Exercise goal
Check each line of the material below for "React". Report how many have it, with no other words.

== Collected material

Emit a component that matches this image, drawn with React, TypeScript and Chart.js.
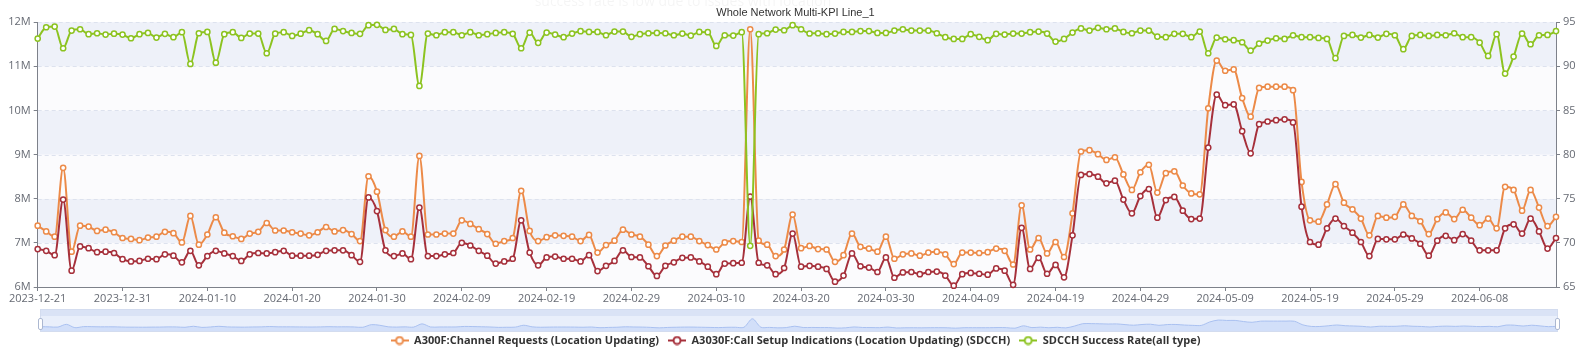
import React, { useEffect, useRef } from 'react';
import { Chart, registerables } from 'chart.js';

Chart.register(...registerables);

const TITLE = 'Whole Network Multi-KPI Line_1';
const FADED_NOTE = 'success rate is low due to issues with location';

const SERIES_NAMES = [
  'A300F:Channel Requests (Location Updating)',
  'A3030F:Call Setup Indications (Location Updating) (SDCCH)',
  'SDCCH Success Rate(all type)',
];

// Daily categories 2023-12-21 .. 2024-06-17
function buildDates(n: number): string[] {
  const out: string[] = [];
  for (let i = 0; i < n; i++) {
    out.push(new Date(Date.UTC(2023, 11, 21 + i)).toISOString().slice(0, 10));
  }
  return out;
}
const DATES = buildDates(180);

const TICK_LABELS = [
  '2023-12-21', '2023-12-31', '2024-01-10', '2024-01-20', '2024-01-30', '2024-02-09',
  '2024-02-19', '2024-02-29', '2024-03-10', '2024-03-20', '2024-03-30', '2024-04-09',
  '2024-04-19', '2024-04-29', '2024-05-09', '2024-05-19', '2024-05-29', '2024-06-08',
];

// Left axis, millions
const CHANNEL_REQUESTS = [
  7.39, 7.26, 7.14, 8.70, 6.80, 7.39, 7.37, 7.27, 7.30, 7.24,
  7.11, 7.09, 7.06, 7.12, 7.14, 7.25, 7.22, 7.01, 7.61, 6.96,
  7.19, 7.58, 7.23, 7.15, 7.09, 7.21, 7.25, 7.45, 7.28, 7.28,
  7.24, 7.21, 7.17, 7.24, 7.36, 7.26, 7.29, 7.20, 7.04, 8.51,
  8.16, 7.29, 7.14, 7.26, 7.14, 8.97, 7.19, 7.19, 7.21, 7.21,
  7.51, 7.43, 7.31, 7.20, 6.98, 7.04, 7.11, 8.18, 7.27, 7.04,
  7.13, 7.17, 7.16, 7.14, 7.04, 7.18, 6.78, 6.95, 7.05, 7.30,
  7.19, 7.14, 6.96, 6.70, 6.94, 7.05, 7.14, 7.14, 7.04, 6.95,
  6.85, 7.01, 7.04, 7.02, 11.84, 7.05, 6.96, 6.70, 6.85, 7.64,
  6.88, 6.93, 6.86, 6.85, 6.57, 6.72, 7.21, 6.91, 6.87, 6.80,
  7.14, 6.64, 6.74, 6.76, 6.71, 6.78, 6.80, 6.74, 6.52, 6.78,
  6.78, 6.77, 6.79, 6.87, 6.82, 6.51, 7.85, 6.85, 7.11, 6.76,
  7.02, 6.68, 7.67, 9.07, 9.10, 9.01, 8.88, 8.94, 8.55, 8.20,
  8.60, 8.77, 8.14, 8.58, 8.62, 8.30, 8.12, 8.10, 10.05, 11.13,
  10.90, 10.93, 10.28, 9.86, 10.51, 10.54, 10.54, 10.54, 10.46, 8.38,
  7.51, 7.48, 7.87, 8.33, 7.91, 7.76, 7.55, 7.17, 7.61, 7.57,
  7.59, 7.87, 7.61, 7.49, 7.20, 7.54, 7.69, 7.54, 7.75, 7.57,
  7.40, 7.55, 7.33, 8.27, 8.20, 7.73, 8.20, 7.80, 7.38, 7.59,
];

const CALL_SETUP = [
  6.86, 6.82, 6.72, 7.98, 6.37, 6.92, 6.88, 6.79, 6.80, 6.77,
  6.63, 6.58, 6.59, 6.64, 6.63, 6.74, 6.71, 6.56, 6.82, 6.49,
  6.70, 6.82, 6.76, 6.70, 6.59, 6.74, 6.77, 6.76, 6.79, 6.82,
  6.71, 6.71, 6.71, 6.73, 6.82, 6.83, 6.83, 6.72, 6.57, 8.03,
  7.72, 6.83, 6.70, 6.76, 6.63, 7.80, 6.70, 6.70, 6.74, 6.77,
  7.00, 6.94, 6.82, 6.71, 6.53, 6.58, 6.64, 7.51, 6.78, 6.49,
  6.67, 6.69, 6.64, 6.64, 6.58, 6.72, 6.36, 6.48, 6.59, 6.83,
  6.68, 6.67, 6.47, 6.25, 6.48, 6.56, 6.66, 6.67, 6.58, 6.46,
  6.29, 6.53, 6.54, 6.55, 8.05, 6.55, 6.49, 6.29, 6.43, 7.21,
  6.46, 6.48, 6.46, 6.41, 6.12, 6.26, 6.76, 6.47, 6.44, 6.34,
  6.67, 6.21, 6.33, 6.34, 6.29, 6.34, 6.35, 6.26, 6.03, 6.29,
  6.32, 6.30, 6.28, 6.42, 6.37, 6.05, 7.34, 6.41, 6.66, 6.30,
  6.50, 6.22, 7.17, 8.54, 8.56, 8.50, 8.35, 8.41, 7.98, 7.67,
  8.06, 8.22, 7.57, 7.97, 8.04, 7.73, 7.54, 7.55, 9.16, 10.36,
  10.12, 10.14, 9.53, 9.03, 9.69, 9.75, 9.78, 9.80, 9.73, 7.82,
  7.02, 6.96, 7.33, 7.55, 7.38, 7.23, 7.02, 6.70, 7.09, 7.08,
  7.08, 7.19, 7.10, 6.98, 6.71, 7.05, 7.16, 7.06, 7.20, 7.05,
  6.83, 6.83, 6.83, 7.33, 7.42, 7.21, 7.55, 7.26, 6.87, 7.11,
];

// Right axis, percent
const SUCCESS_RATE = [
  93.15, 94.43, 94.5, 92.05, 94.05, 94.2, 93.64, 93.75, 93.6, 93.7,
  93.6, 93.18, 93.64, 93.79, 93.26, 93.68, 93.3, 93.87, 90.27, 93.75,
  93.9, 90.42, 93.64, 93.87, 93.22, 93.71, 93.71, 91.48, 93.7, 93.87,
  93.45, 93.7, 94.1, 93.64, 92.88, 94.24, 94.0, 93.79, 93.68, 94.66,
  94.7, 94.13, 94.24, 93.64, 93.56, 87.78, 93.71, 93.52, 93.87, 93.87,
  93.52, 93.87, 93.52, 93.64, 93.79, 93.87, 93.68, 92.05, 93.83, 92.66,
  93.83, 93.6, 93.3, 93.71, 93.98, 93.9, 93.9, 93.52, 93.94, 93.94,
  93.34, 93.64, 93.75, 93.79, 93.75, 93.52, 93.71, 93.49, 93.9, 93.87,
  92.31, 93.52, 93.49, 93.87, 69.66, 93.64, 93.75, 94.17, 94.09, 94.66,
  94.2, 93.72, 93.75, 93.64, 93.71, 93.9, 93.9, 94.0, 94.0, 93.79,
  93.79, 94.05, 94.2, 94.05, 94.05, 94.05, 93.75, 93.3, 93.11, 93.11,
  93.64, 93.34, 92.96, 93.68, 93.6, 93.71, 93.71, 93.87, 93.94, 93.71,
  92.81, 93.11, 93.83, 94.3, 94.05, 94.36, 94.2, 94.3, 93.9, 93.75,
  94.05, 94.05, 93.37, 93.3, 93.68, 93.68, 93.3, 93.94, 91.48, 93.26,
  93.07, 92.96, 92.73, 91.79, 92.58, 92.92, 93.18, 93.11, 93.52, 93.3,
  93.3, 93.22, 93.11, 90.92, 93.45, 93.56, 93.26, 93.56, 93.26, 93.68,
  93.52, 91.94, 93.45, 93.56, 93.45, 93.56, 93.52, 93.75, 93.3, 93.3,
  92.69, 91.18, 93.64, 89.18, 91.1, 93.71, 92.5, 93.52, 93.56, 94.0,
];

const ORANGE = '#ec8a48';
const RED = '#a6303b';
const GREEN = '#8cc320';
const AXIS = '#7d818a';
const LABEL = '#666a73';

function legendMarker(color: string): HTMLCanvasElement {
  const c = document.createElement('canvas');
  c.width = 18;
  c.height = 10;
  const ctx = c.getContext('2d')!;
  ctx.strokeStyle = color;
  ctx.lineWidth = 2;
  ctx.beginPath();
  ctx.moveTo(0, 5);
  ctx.lineTo(18, 5);
  ctx.stroke();
  ctx.beginPath();
  ctx.arc(9, 5, 3.5, 0, Math.PI * 2);
  ctx.fillStyle = '#fff';
  ctx.fill();
  ctx.stroke();
  return c;
}

const bandsPlugin = {
  id: 'bands',
  beforeDraw(chart: any) {
    const { ctx, chartArea } = chart;
    const y = chart.scales.y;
    const ticks = y.ticks;
    ctx.save();
    for (let k = 0; k < ticks.length - 1; k++) {
      const p0 = y.getPixelForValue(ticks[k].value);
      const p1 = y.getPixelForValue(ticks[k + 1].value);
      ctx.fillStyle = k % 2 === 1 ? '#eef1f9' : '#fbfbfd';
      ctx.fillRect(chartArea.left, p1, chartArea.right - chartArea.left, p0 - p1);
    }
    ctx.strokeStyle = '#dde2ee';
    ctx.lineWidth = 1;
    ctx.setLineDash([4, 3]);
    for (let k = 1; k < ticks.length; k++) {
      const p = Math.round(y.getPixelForValue(ticks[k].value)) + 0.5;
      ctx.beginPath();
      ctx.moveTo(chartArea.left, p);
      ctx.lineTo(chartArea.right, p);
      ctx.stroke();
    }
    ctx.restore();
  },
};

const notePlugin = {
  id: 'fadedNote',
  afterDraw(chart: any) {
    const ctx = chart.ctx;
    ctx.save();
    ctx.font = '14px "Open Sans"';
    ctx.fillStyle = 'rgba(0,0,0,0.045)';
    ctx.textAlign = 'center';
    ctx.textBaseline = 'alphabetic';
    ctx.fillText(FADED_NOTE, 683, 6);
    ctx.restore();
  },
};

export default function App() {
  const mainRef = useRef<HTMLCanvasElement>(null);
  const miniRef = useRef<HTMLCanvasElement>(null);

  useEffect(() => {
    const markers = [legendMarker(ORANGE), legendMarker(RED), legendMarker(GREEN)];
    const tickFont = { family: '"Open Sans", sans-serif', size: 11 };

    const lineDs = (label: string, data: number[], color: string, axis: string, order: number) => ({
      label,
      data,
      yAxisID: axis,
      borderColor: color,
      backgroundColor: color,
      borderWidth: 2,
      pointRadius: 2.6,
      pointBorderWidth: 1.5,
      pointBackgroundColor: '#fff',
      pointBorderColor: color,
      cubicInterpolationMode: 'monotone' as const,
      fill: false,
      clip: 8,
      order,
    });

    const main = new Chart(mainRef.current!, {
      type: 'line',
      data: {
        labels: DATES,
        datasets: [
          lineDs(SERIES_NAMES[0], CHANNEL_REQUESTS, ORANGE, 'y', 2),
          lineDs(SERIES_NAMES[1], CALL_SETUP, RED, 'y', 1),
          lineDs(SERIES_NAMES[2], SUCCESS_RATE, GREEN, 'y1', 0),
        ],
      },
      options: {
        responsive: false,
        animation: false,
        devicePixelRatio: 1,
        events: [],
        layout: { padding: { left: 0, right: 0, top: 0, bottom: -2 } },
        plugins: {
          title: {
            display: true,
            text: TITLE,
            color: '#333',
            font: { family: '"Liberation Sans", Arial, sans-serif', size: 11, weight: 'normal' },
            padding: { top: 6, bottom: 3 },
          },
          legend: {
            position: 'bottom',
            labels: {
              usePointStyle: true,
              pointStyleWidth: 18,
              boxHeight: 12,
              padding: 9,
              color: '#333',
              font: { family: '"Open Sans", sans-serif', size: 11, weight: 'bold' },
              generateLabels: (chart: any) =>
                chart.data.datasets.map((ds: any, i: number) => ({
                  text: ds.label,
                  pointStyle: markers[i],
                  fillStyle: ds.borderColor,
                  strokeStyle: ds.borderColor,
                  lineWidth: 0,
                  hidden: false,
                  datasetIndex: i,
                  fontColor: '#333',
                })),
            },
          },
          tooltip: { enabled: false },
        },
        scales: {
          x: {
            type: 'category',
            offset: false,
            grid: { display: true, drawOnChartArea: false, drawTicks: true, tickLength: 4, color: AXIS },
            border: { display: true, color: AXIS, width: 1 },
            ticks: {
              autoSkip: false,
              maxRotation: 0,
              minRotation: 0,
              padding: 1,
              color: LABEL,
              font: tickFont,
            },
            afterTickToLabelConversion: (s: any) => {
              s.ticks = s.ticks.filter((t: any) => TICK_LABELS.includes(t.label));
            },
            afterFit: (s: any) => {
              s.height = 39;
            },
          },
          y: {
            position: 'left',
            min: 6,
            max: 12,
            ticks: {
              stepSize: 1,
              padding: 3,
              color: LABEL,
              font: tickFont,
              callback: (v: any) => `${v}M`,
            },
            grid: { drawOnChartArea: false, drawTicks: true, tickLength: 4, color: AXIS },
            border: { display: true, color: AXIS, width: 1 },
            afterFit: (s: any) => {
              s.width = 37.7;
            },
          },
          y1: {
            position: 'right',
            min: 65,
            max: 95,
            ticks: { stepSize: 5, padding: 3, color: LABEL, font: tickFont },
            grid: { drawOnChartArea: false, drawTicks: true, tickLength: 4, color: AXIS },
            border: { display: true, color: AXIS, width: 1 },
            afterFit: (s: any) => {
              s.width = 35;
            },
          },
        },
      },
      plugins: [bandsPlugin, notePlugin],
    } as any);

    const lo = Math.min(...CHANNEL_REQUESTS);
    const hi = Math.max(...CHANNEL_REQUESTS);
    const pad = (hi - lo) * 0.3;
    const mini = new Chart(miniRef.current!, {
      type: 'line',
      data: {
        labels: DATES,
        datasets: [
          {
            data: CHANNEL_REQUESTS,
            borderColor: '#a9c0f0',
            borderWidth: 1,
            backgroundColor: 'rgba(150,182,245,0.28)',
            fill: 'start',
            pointRadius: 0,
            tension: 0.3,
          },
        ],
      },
      options: {
        responsive: false,
        animation: false,
        devicePixelRatio: 1,
        events: [],
        layout: { padding: 0 },
        plugins: { legend: { display: false }, title: { display: false }, tooltip: { enabled: false } },
        scales: {
          x: { display: false, offset: false },
          y: { display: false, min: lo - pad, max: hi + pad },
        },
      },
    } as any);

    return () => {
      main.destroy();
      mini.destroy();
    };
  }, []);

  return (
    <div style={{ position: 'fixed', left: 0, top: 0, width: 1591, height: 354, background: '#fff', overflow: 'hidden' }}>
      <canvas ref={mainRef} width={1591} height={354} style={{ position: 'absolute', left: 0, top: 0, width: 1591, height: 354 }} />
      <div
        style={{
          position: 'absolute', left: 40, top: 309, width: 1518, height: 23,
          boxSizing: 'border-box', border: '1px solid #d3dcef', background: '#e9effb',
        }}
      />
      <div style={{ position: 'absolute', left: 41, top: 310, width: 1516, height: 6, background: '#dae3f6' }} />
      <canvas ref={miniRef} width={1516} height={15} style={{ position: 'absolute', left: 41, top: 316, width: 1516, height: 15 }} />
      <div
        style={{
          position: 'absolute', left: 38, top: 318, width: 5, height: 12, boxSizing: 'border-box',
          background: '#fff', border: '1px solid #acb8d1', borderRadius: 2,
        }}
      />
      <div
        style={{
          position: 'absolute', left: 1555, top: 318, width: 5, height: 12, boxSizing: 'border-box',
          background: '#fff', border: '1px solid #acb8d1', borderRadius: 2,
        }}
      />
    </div>
  );
}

====

Answer to this problem
2